Entries with chart source code
=-=-=-=-=
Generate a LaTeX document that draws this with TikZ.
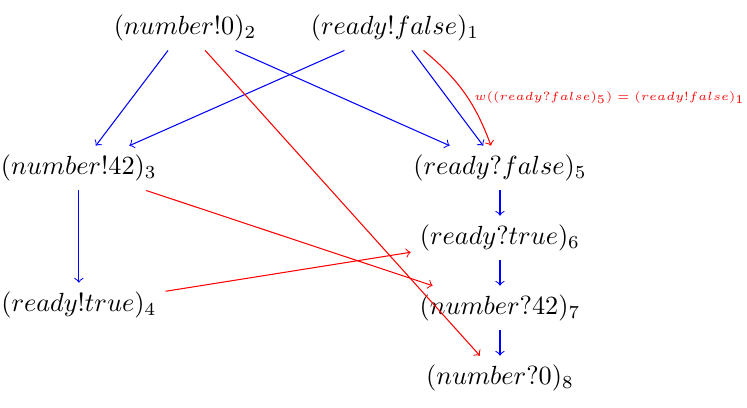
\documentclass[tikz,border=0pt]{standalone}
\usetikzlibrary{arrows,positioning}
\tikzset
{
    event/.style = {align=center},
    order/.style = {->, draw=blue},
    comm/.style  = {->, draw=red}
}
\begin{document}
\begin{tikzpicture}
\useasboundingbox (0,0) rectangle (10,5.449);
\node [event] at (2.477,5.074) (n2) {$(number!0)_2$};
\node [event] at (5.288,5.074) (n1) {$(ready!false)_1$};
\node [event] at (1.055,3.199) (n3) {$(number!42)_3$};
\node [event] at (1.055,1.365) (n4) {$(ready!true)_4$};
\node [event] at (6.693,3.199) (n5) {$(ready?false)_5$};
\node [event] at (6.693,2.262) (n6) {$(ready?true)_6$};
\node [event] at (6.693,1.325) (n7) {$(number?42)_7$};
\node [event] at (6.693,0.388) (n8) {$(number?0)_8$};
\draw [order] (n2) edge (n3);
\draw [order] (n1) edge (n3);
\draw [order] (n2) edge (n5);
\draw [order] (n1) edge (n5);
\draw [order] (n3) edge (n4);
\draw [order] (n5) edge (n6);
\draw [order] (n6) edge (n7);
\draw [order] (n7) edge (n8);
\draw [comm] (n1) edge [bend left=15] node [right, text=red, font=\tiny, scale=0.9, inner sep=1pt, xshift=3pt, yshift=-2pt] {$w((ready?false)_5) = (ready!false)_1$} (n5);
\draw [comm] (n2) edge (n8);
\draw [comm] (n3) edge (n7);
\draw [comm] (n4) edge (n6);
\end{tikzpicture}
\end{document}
=-=-=-=-=
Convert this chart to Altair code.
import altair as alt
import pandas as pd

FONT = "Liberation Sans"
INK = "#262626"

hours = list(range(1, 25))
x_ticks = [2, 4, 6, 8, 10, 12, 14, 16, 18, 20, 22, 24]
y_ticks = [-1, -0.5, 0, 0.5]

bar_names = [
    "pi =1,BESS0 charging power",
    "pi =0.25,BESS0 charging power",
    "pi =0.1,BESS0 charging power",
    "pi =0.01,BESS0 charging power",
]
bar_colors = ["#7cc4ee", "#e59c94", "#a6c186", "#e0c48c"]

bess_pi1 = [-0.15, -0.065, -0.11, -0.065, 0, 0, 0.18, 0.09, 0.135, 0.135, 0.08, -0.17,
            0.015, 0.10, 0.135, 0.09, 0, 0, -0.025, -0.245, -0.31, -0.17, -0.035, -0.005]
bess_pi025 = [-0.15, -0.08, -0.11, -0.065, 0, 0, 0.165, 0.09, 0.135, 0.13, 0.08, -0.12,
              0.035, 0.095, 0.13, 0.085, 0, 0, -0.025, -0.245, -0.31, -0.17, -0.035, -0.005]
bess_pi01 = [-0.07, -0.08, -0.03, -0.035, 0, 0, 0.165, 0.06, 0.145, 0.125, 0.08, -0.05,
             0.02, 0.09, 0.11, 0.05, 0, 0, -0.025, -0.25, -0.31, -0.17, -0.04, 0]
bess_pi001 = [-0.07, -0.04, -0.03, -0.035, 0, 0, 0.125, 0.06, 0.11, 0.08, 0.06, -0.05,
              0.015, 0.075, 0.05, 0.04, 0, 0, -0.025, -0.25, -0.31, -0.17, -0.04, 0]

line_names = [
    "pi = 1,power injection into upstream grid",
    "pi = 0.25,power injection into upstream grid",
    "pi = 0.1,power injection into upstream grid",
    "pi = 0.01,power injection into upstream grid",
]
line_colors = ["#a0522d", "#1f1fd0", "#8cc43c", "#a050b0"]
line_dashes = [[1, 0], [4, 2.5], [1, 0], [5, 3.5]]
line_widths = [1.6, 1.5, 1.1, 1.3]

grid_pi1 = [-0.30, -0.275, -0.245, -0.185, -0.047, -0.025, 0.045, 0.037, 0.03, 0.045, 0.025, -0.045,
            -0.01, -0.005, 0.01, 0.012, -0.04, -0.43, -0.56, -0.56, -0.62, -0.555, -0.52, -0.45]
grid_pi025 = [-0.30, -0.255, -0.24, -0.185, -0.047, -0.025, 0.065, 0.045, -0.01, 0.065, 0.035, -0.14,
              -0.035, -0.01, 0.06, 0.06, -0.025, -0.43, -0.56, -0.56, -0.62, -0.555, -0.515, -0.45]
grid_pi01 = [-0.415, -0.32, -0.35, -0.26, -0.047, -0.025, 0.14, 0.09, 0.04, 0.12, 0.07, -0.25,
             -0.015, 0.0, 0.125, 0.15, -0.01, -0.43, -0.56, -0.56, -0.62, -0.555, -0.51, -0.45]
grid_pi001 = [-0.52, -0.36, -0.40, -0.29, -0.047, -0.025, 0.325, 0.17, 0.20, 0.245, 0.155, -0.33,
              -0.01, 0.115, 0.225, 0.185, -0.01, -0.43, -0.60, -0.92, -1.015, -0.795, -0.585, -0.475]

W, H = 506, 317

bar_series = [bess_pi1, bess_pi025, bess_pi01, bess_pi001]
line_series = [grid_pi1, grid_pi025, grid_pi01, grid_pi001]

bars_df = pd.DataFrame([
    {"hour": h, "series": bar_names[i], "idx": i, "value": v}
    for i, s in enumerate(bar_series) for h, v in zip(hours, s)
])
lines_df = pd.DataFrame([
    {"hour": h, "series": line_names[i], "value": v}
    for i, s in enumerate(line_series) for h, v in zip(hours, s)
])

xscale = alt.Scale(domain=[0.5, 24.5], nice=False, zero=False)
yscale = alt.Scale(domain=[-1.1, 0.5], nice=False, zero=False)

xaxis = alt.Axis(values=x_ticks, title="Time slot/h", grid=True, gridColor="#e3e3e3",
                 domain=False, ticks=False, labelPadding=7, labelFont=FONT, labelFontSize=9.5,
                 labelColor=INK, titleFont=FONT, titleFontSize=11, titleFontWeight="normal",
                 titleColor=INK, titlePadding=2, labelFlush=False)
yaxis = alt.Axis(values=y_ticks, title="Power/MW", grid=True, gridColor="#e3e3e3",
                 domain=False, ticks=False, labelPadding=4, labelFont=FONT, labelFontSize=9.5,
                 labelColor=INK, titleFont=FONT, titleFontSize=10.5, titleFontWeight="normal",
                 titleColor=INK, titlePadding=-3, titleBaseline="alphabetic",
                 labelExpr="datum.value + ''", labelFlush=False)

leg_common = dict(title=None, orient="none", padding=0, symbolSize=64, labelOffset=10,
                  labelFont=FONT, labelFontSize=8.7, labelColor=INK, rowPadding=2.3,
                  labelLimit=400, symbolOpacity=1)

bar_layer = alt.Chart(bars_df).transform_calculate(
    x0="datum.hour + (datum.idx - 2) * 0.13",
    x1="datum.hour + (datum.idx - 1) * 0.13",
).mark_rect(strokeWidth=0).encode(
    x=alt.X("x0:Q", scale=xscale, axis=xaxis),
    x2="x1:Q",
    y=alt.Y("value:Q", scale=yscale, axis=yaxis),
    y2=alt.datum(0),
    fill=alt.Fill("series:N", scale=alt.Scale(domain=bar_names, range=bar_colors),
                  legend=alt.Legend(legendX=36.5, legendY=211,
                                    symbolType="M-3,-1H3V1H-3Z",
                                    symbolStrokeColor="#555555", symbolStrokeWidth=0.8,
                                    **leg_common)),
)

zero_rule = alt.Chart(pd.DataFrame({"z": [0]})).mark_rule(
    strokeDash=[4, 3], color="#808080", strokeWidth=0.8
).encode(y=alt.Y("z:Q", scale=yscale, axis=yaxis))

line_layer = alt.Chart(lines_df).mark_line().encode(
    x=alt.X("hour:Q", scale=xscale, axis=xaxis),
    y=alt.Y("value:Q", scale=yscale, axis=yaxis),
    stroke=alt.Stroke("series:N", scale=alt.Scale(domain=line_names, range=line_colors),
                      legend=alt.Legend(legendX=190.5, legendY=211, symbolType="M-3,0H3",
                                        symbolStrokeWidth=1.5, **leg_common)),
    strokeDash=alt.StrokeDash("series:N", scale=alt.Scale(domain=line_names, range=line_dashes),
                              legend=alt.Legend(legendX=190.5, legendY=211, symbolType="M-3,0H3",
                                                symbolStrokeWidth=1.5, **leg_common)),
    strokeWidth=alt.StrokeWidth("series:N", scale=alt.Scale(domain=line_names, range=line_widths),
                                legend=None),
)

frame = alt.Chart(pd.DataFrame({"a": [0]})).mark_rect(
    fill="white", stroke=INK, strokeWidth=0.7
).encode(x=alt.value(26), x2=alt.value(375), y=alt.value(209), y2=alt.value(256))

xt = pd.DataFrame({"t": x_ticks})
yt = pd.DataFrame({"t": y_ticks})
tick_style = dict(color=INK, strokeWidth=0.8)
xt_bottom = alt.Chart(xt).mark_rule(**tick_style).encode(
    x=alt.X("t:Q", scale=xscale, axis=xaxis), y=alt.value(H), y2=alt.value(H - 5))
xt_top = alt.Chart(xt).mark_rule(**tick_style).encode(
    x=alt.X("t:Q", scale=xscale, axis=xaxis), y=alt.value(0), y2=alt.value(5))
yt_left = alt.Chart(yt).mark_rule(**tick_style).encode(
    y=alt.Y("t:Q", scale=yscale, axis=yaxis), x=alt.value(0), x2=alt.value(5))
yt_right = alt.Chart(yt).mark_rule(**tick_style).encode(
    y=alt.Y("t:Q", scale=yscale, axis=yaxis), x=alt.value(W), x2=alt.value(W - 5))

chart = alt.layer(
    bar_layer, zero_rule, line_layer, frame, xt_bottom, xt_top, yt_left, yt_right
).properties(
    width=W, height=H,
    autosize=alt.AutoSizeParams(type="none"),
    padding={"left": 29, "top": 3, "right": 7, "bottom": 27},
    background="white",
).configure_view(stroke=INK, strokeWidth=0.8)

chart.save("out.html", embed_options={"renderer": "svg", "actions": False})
=-=-=-=-=
Stated exercise
Print exactly the run of lines that starts at the line with "Convert this chart to Altair code." and ends at the line with "y_ticks = [-1, -0.5, 0, 0.5]". Leave out every other line.

Task result
Convert this chart to Altair code.
import altair as alt
import pandas as pd

FONT = "Liberation Sans"
INK = "#262626"

hours = list(range(1, 25))
x_ticks = [2, 4, 6, 8, 10, 12, 14, 16, 18, 20, 22, 24]
y_ticks = [-1, -0.5, 0, 0.5]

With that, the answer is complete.